D’un autre côté, la production et les capacités de production industrielles continuent de se renforcer, en particulier – mais pas seulement – dans les secteurs de haute technologie et de technologie verte. Ceux-ci sont largement soutenus par les pouvoirs publics à travers un vaste ensemble de subventions, avantages fiscaux, prêts à taux concessionnels et autres mesures de financement. L’investissement manufacturier s’est progressivement redressé depuis l’été 2023, et le rebond post-Covid de la production industrielle a accéléré, avec une amélioration observée dans de nombreux secteurs. Le soutien des pouvoirs publics et la hausse des capacités de production industrielle ont conduit les entreprises chinoises à baisser leurs prix de vente de façon agressive, pour accroître leurs volumes d’exportation et renforcer leurs parts de marché.
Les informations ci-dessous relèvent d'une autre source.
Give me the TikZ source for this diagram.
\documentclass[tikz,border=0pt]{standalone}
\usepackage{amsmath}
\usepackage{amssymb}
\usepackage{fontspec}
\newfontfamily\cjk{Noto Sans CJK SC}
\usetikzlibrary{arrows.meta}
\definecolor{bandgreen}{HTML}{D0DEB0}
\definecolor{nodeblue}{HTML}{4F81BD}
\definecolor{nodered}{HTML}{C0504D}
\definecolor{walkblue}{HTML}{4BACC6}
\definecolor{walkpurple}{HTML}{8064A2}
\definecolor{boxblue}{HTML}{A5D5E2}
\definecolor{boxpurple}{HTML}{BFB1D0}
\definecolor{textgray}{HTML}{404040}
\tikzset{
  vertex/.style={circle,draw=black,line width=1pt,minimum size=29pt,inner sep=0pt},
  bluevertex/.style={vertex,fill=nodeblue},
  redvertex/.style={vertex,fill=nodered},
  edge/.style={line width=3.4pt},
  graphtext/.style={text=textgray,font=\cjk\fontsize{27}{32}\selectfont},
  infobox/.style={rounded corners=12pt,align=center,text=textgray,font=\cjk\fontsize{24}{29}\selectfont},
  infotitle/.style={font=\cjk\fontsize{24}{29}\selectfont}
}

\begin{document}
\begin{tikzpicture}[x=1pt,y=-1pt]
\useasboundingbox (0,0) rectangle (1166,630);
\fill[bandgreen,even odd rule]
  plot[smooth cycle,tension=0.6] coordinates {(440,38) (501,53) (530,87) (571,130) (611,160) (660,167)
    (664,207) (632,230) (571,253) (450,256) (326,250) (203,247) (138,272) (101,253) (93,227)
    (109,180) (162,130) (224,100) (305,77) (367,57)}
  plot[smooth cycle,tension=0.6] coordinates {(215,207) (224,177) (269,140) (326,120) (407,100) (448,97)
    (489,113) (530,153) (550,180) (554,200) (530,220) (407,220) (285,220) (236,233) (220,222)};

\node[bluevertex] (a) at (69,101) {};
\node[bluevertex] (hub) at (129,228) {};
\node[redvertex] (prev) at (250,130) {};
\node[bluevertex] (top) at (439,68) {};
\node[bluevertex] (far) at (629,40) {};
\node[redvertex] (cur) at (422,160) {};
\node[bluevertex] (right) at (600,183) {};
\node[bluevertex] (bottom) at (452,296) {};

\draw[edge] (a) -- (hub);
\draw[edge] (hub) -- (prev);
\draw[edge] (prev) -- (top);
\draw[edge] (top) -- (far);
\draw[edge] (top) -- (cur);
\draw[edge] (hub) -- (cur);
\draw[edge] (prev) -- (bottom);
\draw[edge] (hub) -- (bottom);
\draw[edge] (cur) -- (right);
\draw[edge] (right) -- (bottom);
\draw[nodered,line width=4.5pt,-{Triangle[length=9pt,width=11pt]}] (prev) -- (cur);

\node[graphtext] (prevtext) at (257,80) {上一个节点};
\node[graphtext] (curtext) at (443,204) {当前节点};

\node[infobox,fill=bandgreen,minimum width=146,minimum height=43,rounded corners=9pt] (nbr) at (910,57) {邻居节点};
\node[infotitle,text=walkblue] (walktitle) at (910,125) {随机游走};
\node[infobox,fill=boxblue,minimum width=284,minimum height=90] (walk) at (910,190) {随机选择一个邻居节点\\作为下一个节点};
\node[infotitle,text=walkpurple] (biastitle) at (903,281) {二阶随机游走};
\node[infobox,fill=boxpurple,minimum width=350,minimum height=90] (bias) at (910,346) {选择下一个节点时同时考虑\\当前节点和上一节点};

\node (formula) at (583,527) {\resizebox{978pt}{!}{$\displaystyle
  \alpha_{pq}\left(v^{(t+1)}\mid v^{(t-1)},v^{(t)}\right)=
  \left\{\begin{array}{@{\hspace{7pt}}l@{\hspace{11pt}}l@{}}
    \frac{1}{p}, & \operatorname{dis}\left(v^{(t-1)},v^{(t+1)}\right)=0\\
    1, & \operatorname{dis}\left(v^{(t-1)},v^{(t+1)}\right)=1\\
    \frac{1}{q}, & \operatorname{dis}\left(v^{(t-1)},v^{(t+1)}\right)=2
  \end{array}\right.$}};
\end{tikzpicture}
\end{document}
Les exportations de marchandises de la Chine se sont redressées depuis novembre. Elles ont atteint USD 3380 mds en 2023, alimentant un excédent commercial qui a presque doublé depuis 2019 (passant de USD 421 mds à USD 823 mds). La part de la Chine dans les exportations mondiales de marchandises a récemment de nouveau augmenté. Après n’avoir perdu que très partiellement le terrain gagné pendant la crise liée à l’épidémie de Covid, elle est remontée au S2 2023. Elle s’est établie à 14,4% sur l’ensemble de 2023 (comme en 2022) contre 13,3% en 2019. Une diversification des partenaires commerciaux de la Chine avait d’abord compensé les effets du « découplage » avec les États-Unis entre 2018 et 2023, mais celui-ci s’est interrompu ces derniers mois. La part de la Chine dans les importations de marchandises des États-Unis est également remontée, passant de 13,3% au S1 2023 à 14,3% au S2 2023 (contre 22% au S2 2018).
Par ailleurs, les gains de part de marché de la Chine ont été enregistrés pour une large gamme de produits, par exemple : biens de consommation à faible valeur ajoutée tels que les meubles et les jouets, chimie organique et matières plastiques, véhicules, machines et équipements électriques et électroniques et leurs composantes. Ils ont bien sûr été particulièrement impressionnants pour les véhicules électriques (dont les exportations en volume ont été multipliées par 7 entre 2019 et 2023 et par 1,7 en 2023), les panneaux solaires (exportations multipliées par 5 entre 2018 et 2023) et les batteries au lithium. La déferlante de produits chinois a suscité des inquiétudes croissantes des industriels et des gouvernements des États-Unis, de l’Union européenne et maintenant des pays émergents ; elle devrait amener à de nouvelles confrontations commerciales à court terme.